The Link-Belts they have for processing are also fairly new. The oldest, a 240 machine, was picked up about two years ago. Closs wasn’t necessarily looking for new iron, when times were really tough in the industry. “But Parker Pacific had a good price on it. And we needed a machine for processing—the machine we owned had 22,000 hours on it, so I jumped in and bought it. The operator has been really happy with it, and we’ve had great service with it.
“It has an Isuzu engine, and they are really fuel efficient. So when we needed another one, I was ready to try another Link-Belt.” They added a 210 LX machine. Both are equipped with Waratah heads.
Closs says there was really no hesitation in broadening out the brands with his equipment. “There’s not much difference on the maintenance-side,” he says. “Everyone has remote mounted oil filers so you don’t even have to stick your head inside an engine—you can just spin it off.
“With everything we buy these days, we want easy serviceability, the engine to be as fuel efficient as we can get and you weigh everything before you buy—price, trade-in value, the relationship with the dealer. And we’ve had a good relationship with Parker Pacific and Inland Kenworth.”
In terms of fuel efficiency, good operators and awareness can make a difference, says Closs. “As operators get better, and have more experience, they are actually easier on fuel because they will work tighter and closer to the carrier with the boom.
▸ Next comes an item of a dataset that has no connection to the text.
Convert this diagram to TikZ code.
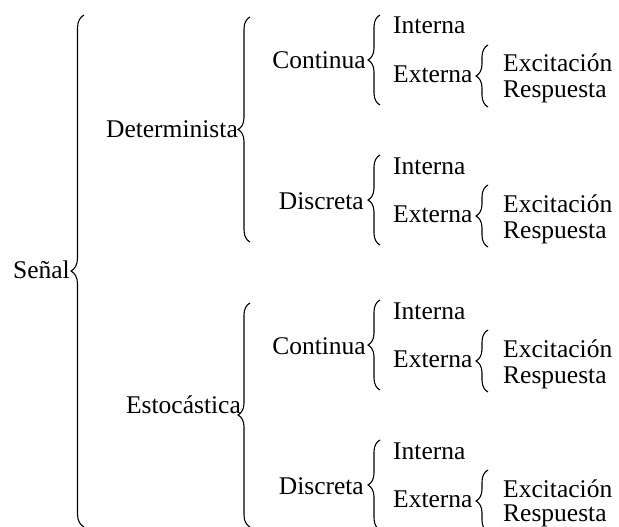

With a loader, for example, you don’t want to work way out there with the boom reaching, with the machine bogging down. You want to work tight in, with the boom all the way up and the stick tighter.”
Closs also had stickers printed up and posted on equipment, reminding everyone—including himself—that if a machine or pick-up truck is going to be sitting for more than a couple of minutes, it should be shut off.
They see some bug kill in the timber they are working in, in the Kootenays. But not nearly as much as they see in their usual area of operations, in the Okanagan. “There is some beetle, but it’s pretty green out here,” says Closs. About 25 per cent of the wood they are in now is affected by the beetle vs. the 100 per cent beetle wood they usually work in.
Sawlogs from the Closs operation go to Tolko mills, and pulp logs are trucked to Mercer International’s Celgar mill in Castlegar.
The Closs operation is one of the largest in the Southern Interior of B.C. They do about 270,000 cubic metres a year, which works out to about 30 loads a day. In total, they run seven processors, five of their own, and two sub-contractors, and two loaders.
“We’ve had a lot of small piece sizes, with tall skinny lodgepole pine, so to push that volume of small stems through, we’ve hired a couple of sub-contractors to get the volume for Tolko.”
Being customer focused has always been part of the business approach for Closs, so they have a close relationship with Tolko Industries.
“We’ve always tried to do the sorting that they need and give them the best product we can,” says Closs. Tolko uses a measuring system called KPI, for Key Performance Indicator, which is like a report card on the logs that are delivered by contractors. “We’re always up there near the top in terms of log quality, meeting the delivery schedule, lack of overweight loads, and safety.”
And these days, achieving all that involves more computer technology, such as GPS and computerized mapping, than ever. Plans were to have all the bunchers and skidders equipped with GPS systems early this year.
“Some of the older guys said they wouldn’t like a computer in their machine. But then when you show them how the GPS works, they like it. There’s no monitoring—it just shows where you are at.”
There are still paper maps, especially for the processor operators who work at roadside—they have to be aware if they are working near a creek or riparian areas.
In a sense, they are now using computer sticks to pick up wood sticks, says Closs. “When we do pre-work now, Tolko will just bring out memory sticks with the harvesting information, that we then plug into the computer.”